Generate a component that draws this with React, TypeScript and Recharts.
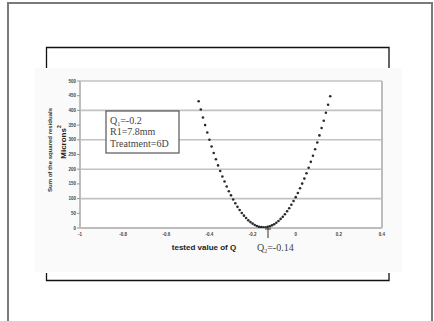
import React from "react";
import {
  ScatterChart,
  Scatter,
  XAxis,
  YAxis,
  CartesianGrid,
  ReferenceLine,
} from "recharts";

// tested value of Q (step 0.01)
const qValues = [
  -0.45, -0.44, -0.43, -0.42, -0.41, -0.4, -0.39, -0.38, -0.37, -0.36, -0.35,
  -0.34, -0.33, -0.32, -0.31, -0.3, -0.29, -0.28, -0.27, -0.26, -0.25, -0.24,
  -0.23, -0.22, -0.21, -0.2, -0.19, -0.18, -0.17, -0.16, -0.15, -0.14, -0.13,
  -0.12, -0.11, -0.1, -0.09, -0.08, -0.07, -0.06, -0.05, -0.04, -0.03, -0.02,
  -0.01, 0, 0.01, 0.02, 0.03, 0.04, 0.05, 0.06, 0.07, 0.08, 0.09, 0.1, 0.11,
  0.12, 0.13, 0.14, 0.15, 0.16,
];

// sum of the squared residuals (microns^2)
const residuals = [
  431, 403, 376, 350, 325, 300, 277, 255, 234, 213, 194, 175, 158, 141, 125,
  111, 97, 84, 72, 61, 51, 42, 34, 26, 20, 15, 10, 7, 4, 3, 2, 2, 4, 6, 9, 13,
  18, 24, 31, 38, 47, 57, 67, 79, 92, 105, 119, 135, 151, 168, 186, 205, 225,
  246, 268, 291, 315, 340, 365, 392, 419, 448,
];

const xTicks = [-1, -0.8, -0.6, -0.4, -0.2, 0, 0.2, 0.4];
const yTicks = [0, 50, 100, 150, 200, 250, 300, 350, 400, 450, 500];

const data = qValues.map((q, i) => ({ q, r: residuals[i] }));

const SANS = "'Liberation Sans', Arial, sans-serif";
const SERIF = "'Liberation Serif', 'Times New Roman', serif";

// plot area in page pixels
const PLOT = { left: 80, right: 382, top: 81, bottom: 228 };
const Y_AXIS_W = 20;
const X_AXIS_H = 14;

const Dot = (props: any) => (
  <circle cx={props.cx} cy={props.cy} r={1.3} fill="#2a2a2a" />
);

export default function App() {
  return (
    <div
      style={{
        position: "absolute",
        left: 0,
        top: 0,
        width: 434,
        height: 321,
        overflow: "hidden",
        background: "#fff",
      }}
    >
      {/* page frame, grey chart backdrop, brackets */}
      <svg
        width={434}
        height={321}
        style={{ position: "absolute", left: 0, top: 0 }}
      >
        <rect x={8} y={3} width={424} height={340} fill="none" stroke="#7a7a7a" strokeWidth={2} />
        <rect x={35} y={68} width={367} height={204} fill="#fafafa" />
        <rect
          x={PLOT.left}
          y={PLOT.top}
          width={PLOT.right - PLOT.left}
          height={PLOT.bottom - PLOT.top}
          fill="#fff"
        />
        <polyline
          points="46.5,68 46.5,47.5 389,47.5 389,68"
          fill="none"
          stroke="#111"
          strokeWidth={1.3}
        />
        <polyline
          points="46.5,273 46.5,280.5 389,280.5 389,273"
          fill="none"
          stroke="#111"
          strokeWidth={1.3}
        />
      </svg>

      <div style={{ position: "absolute", left: 0, top: 0 }}>
        <ScatterChart
          width={434}
          height={321}
          margin={{
            top: PLOT.top,
            right: 434 - PLOT.right,
            bottom: 321 - PLOT.bottom - X_AXIS_H,
            left: PLOT.left - Y_AXIS_W,
          }}
        >
          <CartesianGrid vertical={false} stroke="#c2c2c2" strokeWidth={1.6} />
          <XAxis
            type="number"
            dataKey="q"
            domain={[-1, 0.4]}
            ticks={xTicks}
            height={X_AXIS_H}
            tickSize={0}
            tickMargin={5}
            axisLine={{ stroke: "#bdbdbd", strokeWidth: 2 }}
            tick={{ fontSize: 4.5, fill: "#444", fontFamily: SANS, fontWeight: 700 }}
            allowDataOverflow
          />
          <YAxis
            type="number"
            dataKey="r"
            domain={[0, 500]}
            ticks={yTicks}
            width={Y_AXIS_W}
            tickSize={3}
            tickMargin={1}
            axisLine={{ stroke: "#bdbdbd", strokeWidth: 2 }}
            tickLine={{ stroke: "#999" }}
            tick={{ fontSize: 4.5, fill: "#444", fontFamily: SANS, fontWeight: 700 }}
            allowDataOverflow
          />
          <ReferenceLine x={0.4} stroke="#bdbdbd" strokeWidth={2} />
          <Scatter data={data} shape={<Dot />} isAnimationActive={false} />
        </ScatterChart>
      </div>

      {/* labels and info box */}
      <svg
        width={434}
        height={321}
        style={{ position: "absolute", left: 0, top: 0, pointerEvents: "none" }}
      >
        <text
          x={50}
          y={150}
          transform="rotate(-90 50 150)"
          textAnchor="middle"
          dominantBaseline="central"
          fontFamily={SANS}
          fontWeight={700}
          fontSize={6}
          fill="#333"
        >
          Sum of the squared residuals
        </text>
        <text
          x={63}
          y={142}
          transform="rotate(-90 63 142)"
          textAnchor="middle"
          dominantBaseline="central"
          fontFamily={SANS}
          fontWeight={700}
          fontSize={8}
          fill="#222"
        >
          Microns
          <tspan fontSize={5} dy={-4}>
            2
          </tspan>
        </text>

        <rect x={106} y={111} width={73} height={42} fill="#fff" stroke="#555" strokeWidth={1.2} />
        <g fontFamily={SERIF} fontSize={10} fill="#444">
          <text x={110} y={124}>
            Q<tspan fontSize={6} dy={2}>1</tspan>
            <tspan dy={-2}>=-0.2</tspan>
          </text>
          <text x={110} y={135}>R1=7.8mm</text>
          <text x={110} y={147}>Treatment=6D</text>
        </g>

        <text
          x={204}
          y={250}
          textAnchor="middle"
          fontFamily={SANS}
          fontWeight={700}
          fontSize={8}
          fill="#222"
        >
          tested value of Q
        </text>

        <polyline points="268,228 268,238" fill="none" stroke="#333" strokeWidth={1} />
        <line x1={265} y1={229} x2={271} y2={229} stroke="#333" strokeWidth={1} />
        <text x={257} y={250.5} fontFamily={SERIF} fontSize={10} fill="#444">
          Q<tspan fontSize={6} dy={2}>2</tspan>
          <tspan dy={-2}>=-0.14</tspan>
        </text>
      </svg>
    </div>
  );
}
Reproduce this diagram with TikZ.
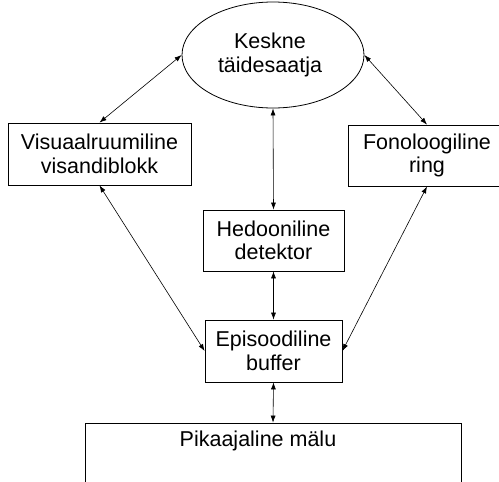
\documentclass[tikz,border=0pt]{standalone}
\usepackage{fontspec}
\setmainfont{Liberation Sans}
\usetikzlibrary{arrows.meta,shapes.geometric}
\begin{document}
\begin{tikzpicture}[x=1pt,y=-1pt,
  every node/.style={font=\fontsize{21.5}{23.5}\selectfont, align=center, inner sep=0pt},
  box/.style={draw, line width=0.8pt},
  link/.style={line width=0.6pt, {Latex[length=7pt,width=5pt]}-{Latex[length=7pt,width=5pt]}}]
\useasboundingbox (0,0) rectangle (499,482);
\clip (0,0) rectangle (499,482);
% central executive
\node[box, ellipse, minimum width=182, minimum height=106] (kesk) at (273,55) {};
\node (keskt) at (270,55) {Keskne\\täidesaatja};
% slave systems
\node[box, rectangle, minimum width=183, minimum height=62] (vis) at (99.5,154) {Visuaalruumiline\\visandiblokk};
\node[box, rectangle, minimum width=158, minimum height=61] (fono) at (427,155.5) {Fonoloogiline\\ring};
\node[box, rectangle, minimum width=141, minimum height=61] (hed) at (273.5,240.5) {Hedooniline\\detektor};
\node[box, rectangle, minimum width=137, minimum height=62] (epi) at (273.5,351) {Episoodiline\\buffer};
% long-term memory (runs past the lower edge)
\node[box, rectangle, minimum width=376, minimum height=120] (pik) at (273,483) {};
\node (pikt) at (258,441) {Pikaajaline mälu};
% connections
\draw[link] (vis.north) -- (kesk.west);
\draw[link] (fono.north) -- (kesk.east);
\draw[link] (kesk.south) -- (hed.north);
\draw[link] (vis.south) -- (epi.west);
\draw[link] (fono.south) -- (epi.east);
\draw[link] (hed.south) -- (epi.north);
\draw[link] (epi.south) -- (pik.north);
\end{tikzpicture}
\end{document}
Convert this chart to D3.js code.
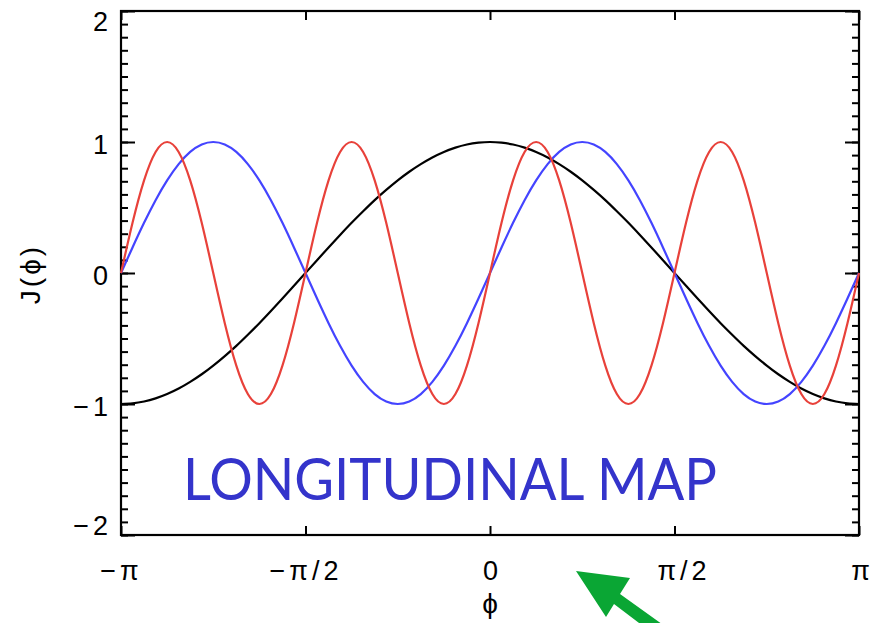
<!DOCTYPE html>
<html>
<head>
<meta charset="utf-8">
<script src="https://cdn.jsdelivr.net/npm/d3@7"></script>
<style>
  html, body { margin: 0; padding: 0; background: #ffffff; }
  svg { display: block; }
  .tick text { font-family: "Liberation Sans", Arial, sans-serif; }
</style>
</head>
<body>
<svg id="chart" width="875" height="623"></svg>
<script>
// Longitude in steps of pi/32, from -pi to pi
const phiSteps = [
  -32, -31, -30, -29, -28, -27, -26, -25, -24, -23, -22, -21, -20, -19, -18, -17,
  -16, -15, -14, -13, -12, -11, -10, -9, -8, -7, -6, -5, -4, -3, -2, -1,
  0, 1, 2, 3, 4, 5, 6, 7, 8, 9, 10, 11, 12, 13, 14, 15,
  16, 17, 18, 19, 20, 21, 22, 23, 24, 25, 26, 27, 28, 29, 30, 31, 32
];

// J(phi) for the three longitudinal maps
const blackJ = [
  -1.000, -0.995, -0.981, -0.957, -0.924, -0.882, -0.831, -0.773, -0.707, -0.634, -0.556, -0.471, -0.383, -0.290, -0.195, -0.098,
  0.000, 0.098, 0.195, 0.290, 0.383, 0.471, 0.556, 0.634, 0.707, 0.773, 0.831, 0.882, 0.924, 0.957, 0.981, 0.995,
  1.000, 0.995, 0.981, 0.957, 0.924, 0.882, 0.831, 0.773, 0.707, 0.634, 0.556, 0.471, 0.383, 0.290, 0.195, 0.098,
  0.000, -0.098, -0.195, -0.290, -0.383, -0.471, -0.556, -0.634, -0.707, -0.773, -0.831, -0.882, -0.924, -0.957, -0.981, -0.995, -1.000
];
const blueJ = [
  0.000, 0.195, 0.383, 0.556, 0.707, 0.831, 0.924, 0.981, 1.000, 0.981, 0.924, 0.831, 0.707, 0.556, 0.383, 0.195,
  0.000, -0.195, -0.383, -0.556, -0.707, -0.831, -0.924, -0.981, -1.000, -0.981, -0.924, -0.831, -0.707, -0.556, -0.383, -0.195,
  0.000, 0.195, 0.383, 0.556, 0.707, 0.831, 0.924, 0.981, 1.000, 0.981, 0.924, 0.831, 0.707, 0.556, 0.383, 0.195,
  0.000, -0.195, -0.383, -0.556, -0.707, -0.831, -0.924, -0.981, -1.000, -0.981, -0.924, -0.831, -0.707, -0.556, -0.383, -0.195, 0.000
];
const redJ = [
  0.000, 0.383, 0.707, 0.924, 1.000, 0.924, 0.707, 0.383, 0.000, -0.383, -0.707, -0.924, -1.000, -0.924, -0.707, -0.383,
  0.000, 0.383, 0.707, 0.924, 1.000, 0.924, 0.707, 0.383, 0.000, -0.383, -0.707, -0.924, -1.000, -0.924, -0.707, -0.383,
  0.000, 0.383, 0.707, 0.924, 1.000, 0.924, 0.707, 0.383, 0.000, -0.383, -0.707, -0.924, -1.000, -0.924, -0.707, -0.383,
  0.000, 0.383, 0.707, 0.924, 1.000, 0.924, 0.707, 0.383, 0.000, -0.383, -0.707, -0.924, -1.000, -0.924, -0.707, -0.383, 0.000
];

// Axis ticks
const xTickSteps = [-32, -16, 0, 16, 32];
const xTickLabels = ["\u2212\u03C0", "\u2212\u03C0/2", "0", "\u03C0/2", "\u03C0"];
const yMajorTicks = [-2, -1, 0, 1, 2];
const yTickLabels = ["\u22122", "\u22121", "0", "1", "2"];
const yMinorTicks = d3.range(-20, 21).map(v => v / 10);

const series = [
  { values: blackJ, color: "#000000" },
  { values: blueJ, color: "#4444ff" },
  { values: redJ, color: "#e8413a" }
];

const svg = d3.select("#chart");
const plotLeft = 121, plotRight = 859, plotTop = 11, plotBottom = 535;

const x = d3.scaleLinear().domain([-32, 32]).range([plotLeft, plotRight]);
const y = d3.scaleLinear().domain([-2, 2]).range([plotBottom, plotTop]);

const axisFont = 27;
const labelSpacing = 4;
// end labels are kept inside the frame; inner ones sit just off their tick
const yLabelNudge = [-9, 3, 3, 3, 11];
const xLabelNudge = [-2, -2, 0, 7, 1];

// Left axis: minor then major ticks, pointing inward
svg.append("g").attr("transform", `translate(${plotLeft},0)`)
  .call(d3.axisLeft(y).tickValues(yMinorTicks).tickSize(-7).tickFormat(""))
  .call(g => g.select(".domain").remove());
svg.append("g").attr("transform", `translate(${plotLeft},0)`)
  .call(d3.axisLeft(y).tickValues(yMajorTicks).tickSize(-14).tickPadding(13 - labelSpacing)
    .tickFormat((d, i) => yTickLabels[i]))
  .call(g => g.select(".domain").remove())
  .call(g => g.selectAll("text")
    .attr("font-size", axisFont).attr("fill", "#000")
    .attr("letter-spacing", labelSpacing)
    .attr("y", (d, i) => yLabelNudge[i]));

// Right axis: ticks only
svg.append("g").attr("transform", `translate(${plotRight},0)`)
  .call(d3.axisRight(y).tickValues(yMinorTicks).tickSize(-7).tickFormat(""))
  .call(g => g.select(".domain").remove());
svg.append("g").attr("transform", `translate(${plotRight},0)`)
  .call(d3.axisRight(y).tickValues(yMajorTicks).tickSize(-14).tickFormat(""))
  .call(g => g.select(".domain").remove());

// Bottom axis with pi labels
svg.append("g").attr("transform", `translate(0,${plotBottom})`)
  .call(d3.axisBottom(x).tickValues(xTickSteps).tickSize(-9).tickPadding(26)
    .tickFormat((d, i) => xTickLabels[i]))
  .call(g => g.select(".domain").remove())
  .call(g => g.selectAll("text")
    .attr("font-size", axisFont).attr("fill", "#000")
    .attr("letter-spacing", labelSpacing)
    .attr("x", (d, i) => xLabelNudge[i] + labelSpacing / 2));

// Top axis: ticks only
svg.append("g").attr("transform", `translate(0,${plotTop})`)
  .call(d3.axisTop(x).tickValues(xTickSteps).tickSize(-9).tickFormat(""))
  .call(g => g.select(".domain").remove());

svg.selectAll(".tick line").attr("stroke", "#000").attr("stroke-width", 2);

// Plot frame
svg.append("rect")
  .attr("x", plotLeft).attr("y", plotTop)
  .attr("width", plotRight - plotLeft).attr("height", plotBottom - plotTop)
  .attr("fill", "none").attr("stroke", "#000").attr("stroke-width", 2.2);

// Curves
const line = d3.line()
  .x((d, i) => x(phiSteps[i]))
  .y(d => y(d))
  .curve(d3.curveNatural);

svg.append("g").selectAll("path")
  .data(series)
  .join("path")
  .attr("d", s => line(s.values))
  .attr("fill", "none")
  .attr("stroke", s => s.color)
  .attr("stroke-width", 2.2)
  .attr("stroke-linejoin", "round");

// Axis titles
svg.append("text")
  .attr("transform", "translate(40,274) rotate(-90)")
  .attr("text-anchor", "middle")
  .attr("font-family", "'Liberation Sans', 'DejaVu Sans', sans-serif")
  .attr("font-size", 28)
  .attr("letter-spacing", 3)
  .text("J(\u03D5)");

svg.append("text")
  .attr("x", x(0)).attr("y", 613)
  .attr("text-anchor", "middle")
  .attr("font-family", "'Liberation Sans', 'DejaVu Sans', sans-serif")
  .attr("font-size", 28)
  .text("\u03D5");

// Title inside the plot
svg.append("text")
  .attr("x", 183).attr("y", 500)
  .attr("font-family", "Lato, 'Open Sans', sans-serif")
  .attr("font-size", 58)
  .attr("fill", "#3434cb")
  .attr("textLength", 534)
  .attr("lengthAdjust", "spacingAndGlyphs")
  .text("LONGITUDINAL MAP");

// Green pointer arrow
const arrowPts = [
  [576, 571], [630, 578], [620, 594], [680, 637],
  [672, 648], [614, 604], [606, 617]
];
svg.append("path")
  .attr("d", "M" + arrowPts.map(p => p.join(",")).join("L") + "Z")
  .attr("fill", "#0aa634");
</script>
</body>
</html>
* * *
_Problem statement_:
Your task is to reproduce the entries above word for word, from the first line through the line with "const data = qValues.map((q, i)", and please leave out any pictures.

_Answer_:
Generate a component that draws this with React, TypeScript and Recharts.
import React from "react";
import {
  ScatterChart,
  Scatter,
  XAxis,
  YAxis,
  CartesianGrid,
  ReferenceLine,
} from "recharts";

// tested value of Q (step 0.01)
const qValues = [
  -0.45, -0.44, -0.43, -0.42, -0.41, -0.4, -0.39, -0.38, -0.37, -0.36, -0.35,
  -0.34, -0.33, -0.32, -0.31, -0.3, -0.29, -0.28, -0.27, -0.26, -0.25, -0.24,
  -0.23, -0.22, -0.21, -0.2, -0.19, -0.18, -0.17, -0.16, -0.15, -0.14, -0.13,
  -0.12, -0.11, -0.1, -0.09, -0.08, -0.07, -0.06, -0.05, -0.04, -0.03, -0.02,
  -0.01, 0, 0.01, 0.02, 0.03, 0.04, 0.05, 0.06, 0.07, 0.08, 0.09, 0.1, 0.11,
  0.12, 0.13, 0.14, 0.15, 0.16,
];

// sum of the squared residuals (microns^2)
const residuals = [
  431, 403, 376, 350, 325, 300, 277, 255, 234, 213, 194, 175, 158, 141, 125,
  111, 97, 84, 72, 61, 51, 42, 34, 26, 20, 15, 10, 7, 4, 3, 2, 2, 4, 6, 9, 13,
  18, 24, 31, 38, 47, 57, 67, 79, 92, 105, 119, 135, 151, 168, 186, 205, 225,
  246, 268, 291, 315, 340, 365, 392, 419, 448,
];

const xTicks = [-1, -0.8, -0.6, -0.4, -0.2, 0, 0.2, 0.4];
const yTicks = [0, 50, 100, 150, 200, 250, 300, 350, 400, 450, 500];

const data = qValues.map((q, i) => ({ q, r: residuals[i] }));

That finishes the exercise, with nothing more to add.